* [Directions] Locate every line in the material below that has the word "chart". Copy each of those lines.

* [Material provided]
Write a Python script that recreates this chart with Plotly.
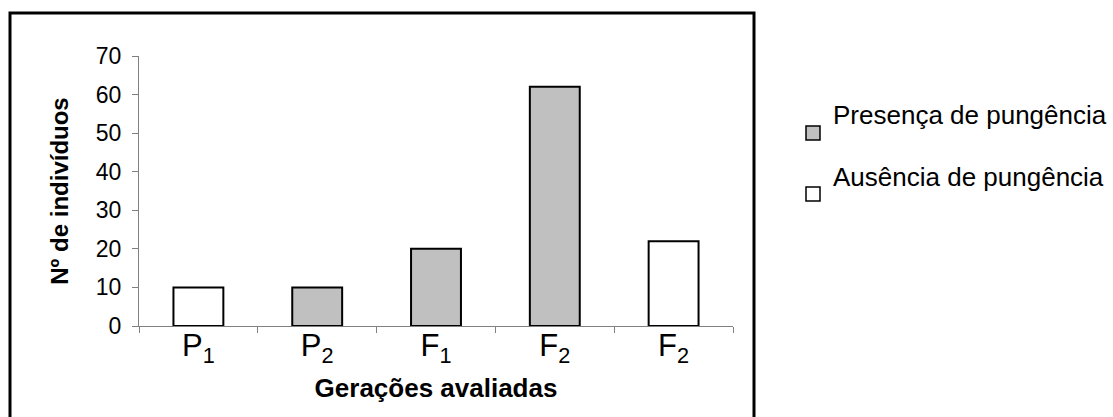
import plotly.graph_objects as go

# Generations evaluated (one bar per generation / phenotype class)
geracoes = ["P<sub>1</sub>", "P<sub>2</sub>", "F<sub>1</sub>", "F<sub>2</sub>", "F<sub>2</sub>"]
pos_presenca = [1, 2, 3]
val_presenca = [10, 20, 62]
pos_ausencia = [0, 4]
val_ausencia = [10, 22]

y_ticks = [0, 10, 20, 30, 40, 50, 60, 70]

W, H = 1113, 417
ML, MR, MT, MB = 139, 380, 56, 91
PW, PH = W - ML - MR, H - MT - MB
FONT = "Arial, Liberation Sans, sans-serif"


def px(x):
    return (x - ML) / PW


def py(y):
    return (H - MB - y) / PH


fig = go.Figure()
fig.add_bar(x=pos_ausencia, y=val_ausencia, width=0.42, name="Ausência de pungência",
            marker=dict(color="white", line=dict(color="black", width=2)), showlegend=False)
fig.add_bar(x=pos_presenca, y=val_presenca, width=0.42, name="Presença de pungência",
            marker=dict(color="#C0C0C0", line=dict(color="black", width=2)), showlegend=False)

shapes = [
    # outer frame of the chart area
    dict(type="rect", xref="paper", yref="paper", x0=px(10), x1=px(754), y0=py(440), y1=py(13),
         line=dict(color="black", width=3), fillcolor="rgba(0,0,0,0)", layer="above"),
    # legend keys
    dict(type="rect", xref="paper", yref="paper", x0=px(806), x1=px(820), y0=py(140), y1=py(126),
         line=dict(color="black", width=1.5), fillcolor="#C0C0C0"),
    dict(type="rect", xref="paper", yref="paper", x0=px(806), x1=px(820), y0=py(201), y1=py(187),
         line=dict(color="black", width=1.5), fillcolor="white"),
]
annotations = [
    dict(text="Presença de pungência", xref="paper", yref="paper", x=px(831), y=py(115),
         xanchor="left", yanchor="middle", showarrow=False, font=dict(family=FONT, size=26, color="black")),
    dict(text="Ausência de pungência", xref="paper", yref="paper", x=px(831), y=py(177),
         xanchor="left", yanchor="middle", showarrow=False, font=dict(family=FONT, size=26, color="black")),
]

fig.update_layout(
    width=W, height=H,
    margin=dict(l=ML, r=MR, t=MT, b=MB),
    barmode="overlay",
    paper_bgcolor="white", plot_bgcolor="white",
    font=dict(family=FONT, color="black"),
    shapes=shapes, annotations=annotations,
    showlegend=False,
)
fig.update_xaxes(
    range=[-0.5, 4.5], tickmode="array", tickvals=list(range(len(geracoes))), ticktext=geracoes,
    ticks="", tickfont=dict(size=31), ticklabelstandoff=-8,
    showline=True, linecolor="#808080", linewidth=1, showgrid=False, zeroline=False,
    minor=dict(tickmode="array", tickvals=[i - 0.5 for i in range(len(geracoes) + 1)],
               ticks="outside", ticklen=6, tickcolor="#808080", showgrid=False),
    title=dict(text="<b>Gerações avaliadas</b>", font=dict(size=26), standoff=12),
)
fig.update_yaxes(
    range=[0, 70], tickmode="array", tickvals=y_ticks,
    ticks="outside", ticklen=6, tickcolor="#808080", tickfont=dict(size=23), ticklabelstandoff=6,
    showline=True, linecolor="#808080", linewidth=1, showgrid=False, zeroline=False,
    title=dict(text="<b>Nº de indivíduos</b>", font=dict(size=24), standoff=20),
)

fig.write_html("out.html")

* [Full response]
Write a Python script that recreates this chart with Plotly.
    # outer frame of the chart area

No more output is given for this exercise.